I have never heard of a language test being needed for residency anywhere. That is normally just for if you want citizenship.

My parents have got residency in Spain without speaking a word of Spanish and when I first came here I didn't have a word of Italian.

Kenzo


----------



## Kevin_P (May 5, 2017)

It relates to Italian Language Test for EU Long Term Residence Permit applicants. My understanding is that foreign citizens who wish to request a long term EU residence permit must have regularly lived in Italy for at least 5 years and have an income and an appropriate home for both self and immediate family. When requesting the residence permit, one must demonstrate a competence in Italian at level A2 of the EU Framework?


----------



## KenzoXIV (Nov 13, 2013)

Kevin_P said:


> It relates to Italian Language Test for EU Long Term Residence Permit applicants. My understanding is that foreign citizens who wish to request a long term EU residence permit must have regularly lived in Italy for at least 5 years and have an income and an appropriate home for both self and immediate family. When requesting the residence permit, one must demonstrate a competence in Italian at level A2 of the EU Framework?


Income, Appropriate home, Health Insurance these are all the usual things but I am relatively certain that language will not be an issue. When it comes to residency they are only really interested on whether you will be a burden on the state and not knowing the difference between carne and cane will not really affect that.
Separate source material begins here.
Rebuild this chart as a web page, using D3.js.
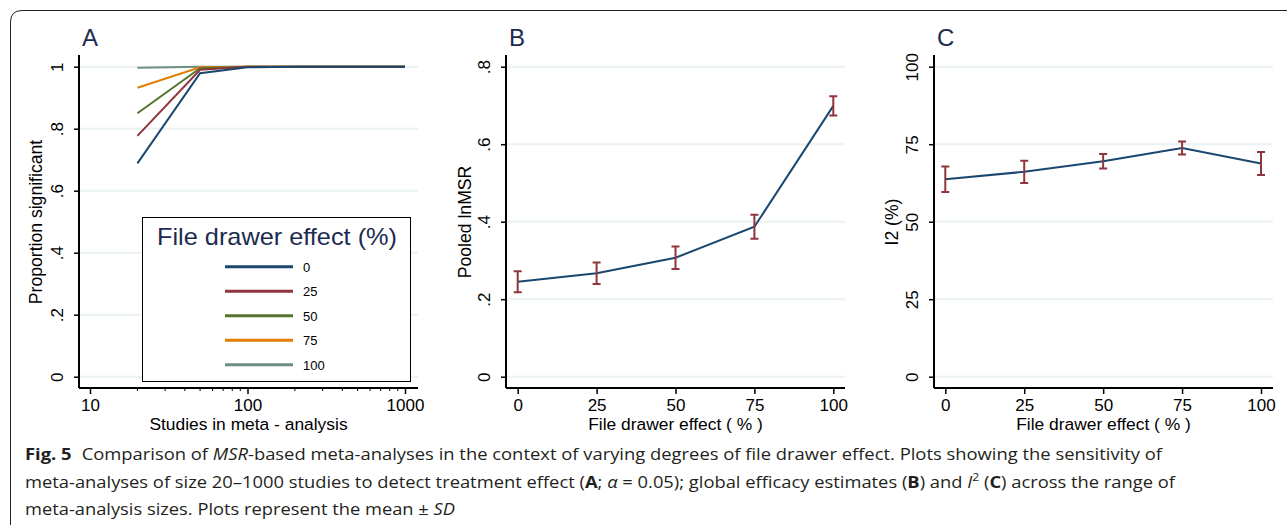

Might get you some interesting meals in a restaurant though.

Kenzo


----------



## Kevin_P (May 5, 2017)

Someone is definitely being asked to sit the exam - I just don't know who!


----------



## Kevin_P (May 5, 2017)

Has any EU or non-EU person ever had to sit this exam at ANY stage of their application?


----------



## Italia-Mx (Jan 14, 2009)

Actually it's knowledge of language AND culture for non-EU requesting long-term stay residency.


----------



## Kevin_P (May 5, 2017)

Do you have any details? How long do you have to pass the requirements? thanks for your help. Kevin


----------



## Rose Lover (Mar 15, 2018)

Hi Kevin, the brief answer is Yes. Anyone who wants a Permesso di Soggiorno UE Per Soggiornanti di Lungo Periodo (ex Carta di Soggiorno) has to either provide a Certificate from a 'recognised' organisation of his or her ability to understand Italian at a level not lower than A2 or, alternatively, he or she can sit an Italian language test arranged by the Ministry for the Interior. This has been a requirement for the 'Long Term' PdiS since 2010. Of course, the first prerequisite for a 'Long Term' PdiS is to have been resident in Italy for 5 years prior to applying so, even if Britain will no longer be part of the UE by the time you need to apply you have plenty of time to get your Italian language skills up to speed. Hope this helps.


----------



## Rose Lover (Mar 15, 2018)

Sorry Kevin, I meant to post a link to the relevant information on the site for the Ministero dell'Interno regarding the need to sit and pass the Italian language test (if you don't have a certificate from any of the approved institutions). The information is only available in Italian but if you do a cut and paste on Google Translate you'll be able to get a reasonable idea of what is entailed - 

Sorry, I tried to post the link but I don't have sufficient post count - I don't know whether it will work if I say to type in your browser the address for the Ministero dell'Interno which is www stop interno stop gov stop it slash it slash temi slash immigrazione dash e dash asilo slash modalita dash dingresso slash test dash conoscenza dash lingua dash italiana - where there are no spaces between the words


Cheers


----------